You don't have to go to a Pride event in your home city (or the city you're closest to) if you're not ready. You can travel, but you must go to one this summer.
10. Prioritize masturbation.
You need to get into your own body a little bit. Self-pleasure is not a "lesser" form of sex -- if anyone can make you feel good, it's you. Buy a sex toy, pay for good porn, and focus on your pleasure a little every day. Buy good lube. Put down an old blanket or old towels and get really messy. Turn on sexy music. Focus on how your body feels and make it feel better. This is your ritual, something no one can take away from you, something no one can control. This is a few minutes (say, half an hour) every day to love the skin you're in.
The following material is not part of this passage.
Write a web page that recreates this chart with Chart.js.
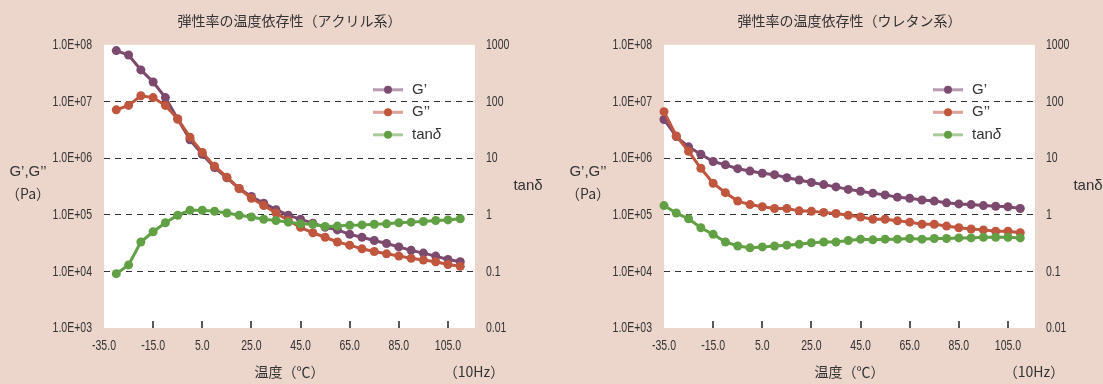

11. Worry less about words and labels.
Don't worry over which label works best for you. Are you gay or bisexual? Doesn't matter. Are you straight and simply questioning? Doesn't matter. Are you pansexual, asexual, or queer? Doesn't matter. If you're feeling something and you suspect what you're feeling is different from what you're "supposed" to feel, or different from what your parents or your religion tells you to feel, leave it at that. In time, you may try many identities, many labels, before finding one that fits.
12. Confront the people who have shamed you.
So much of what we fear about ourselves is internalized from others. Eventually, we must confront those who have shamed us in our lifetime -- or leave them behind. There would be no internalized self-hatred if no one had ever told you that being gay is wrong, or that gay sex is disgusting, or that gay men can't feel real love, or that being transgender is fake, or that being nonbinary is a mental illness or a call for attention. These are the horrible messages our parents and friends tell us, and they leave deep cuts. At some point, when you feel safely distanced and independent from them, you have to address those people and risk losing them if they can't support you going forward.
13. Say your word as much as you can.
If you think a word like "gay" or "queer" works for you right now (again, it doesn't have to work for you forever -- labels do not come with lifetime contracts) and you're not ready to tell everyone, simply say it out loud to yourself. Say it in your bathroom. Say it in the shower. Go on a nature hike and say it to the fresh air and blue sky.
Establish it as a truth, something that exists. Listen to how it sounds when you say it, and focus on how you feel when you say it. Experience that mighty spark. This is practice for when the day comes that you tell others, which is something you will need to do someday.
14. If you haven’t come out yet, it’s time.
There is a caveat to this: You must feel safe. If you think coming out would risk your personal safety, wait (and do everything you can to get out of whatever family, town, or country you're in). If you're still financially dependent on your parents and think they might disown you (or worse) if you tell them, wait -- and have a backup plan, a person of support who you can call, in case your parents find out.
Sorry, but if you're an adult paying your own way, it's time. In 2019, it's hard to defend any argument for staying in the closet -- and doing so hurts us. You need to come out and be a part of this incredible queer world we live in, even if you still have fears and some lingering shame. We'll help you work past all that. We'll welcome you to the tribe. When you say it, think of all the queers looking over your shoulder, queers throughout history, queers from every continent, clapping for you, cheering for you, and welcoming you with open arms.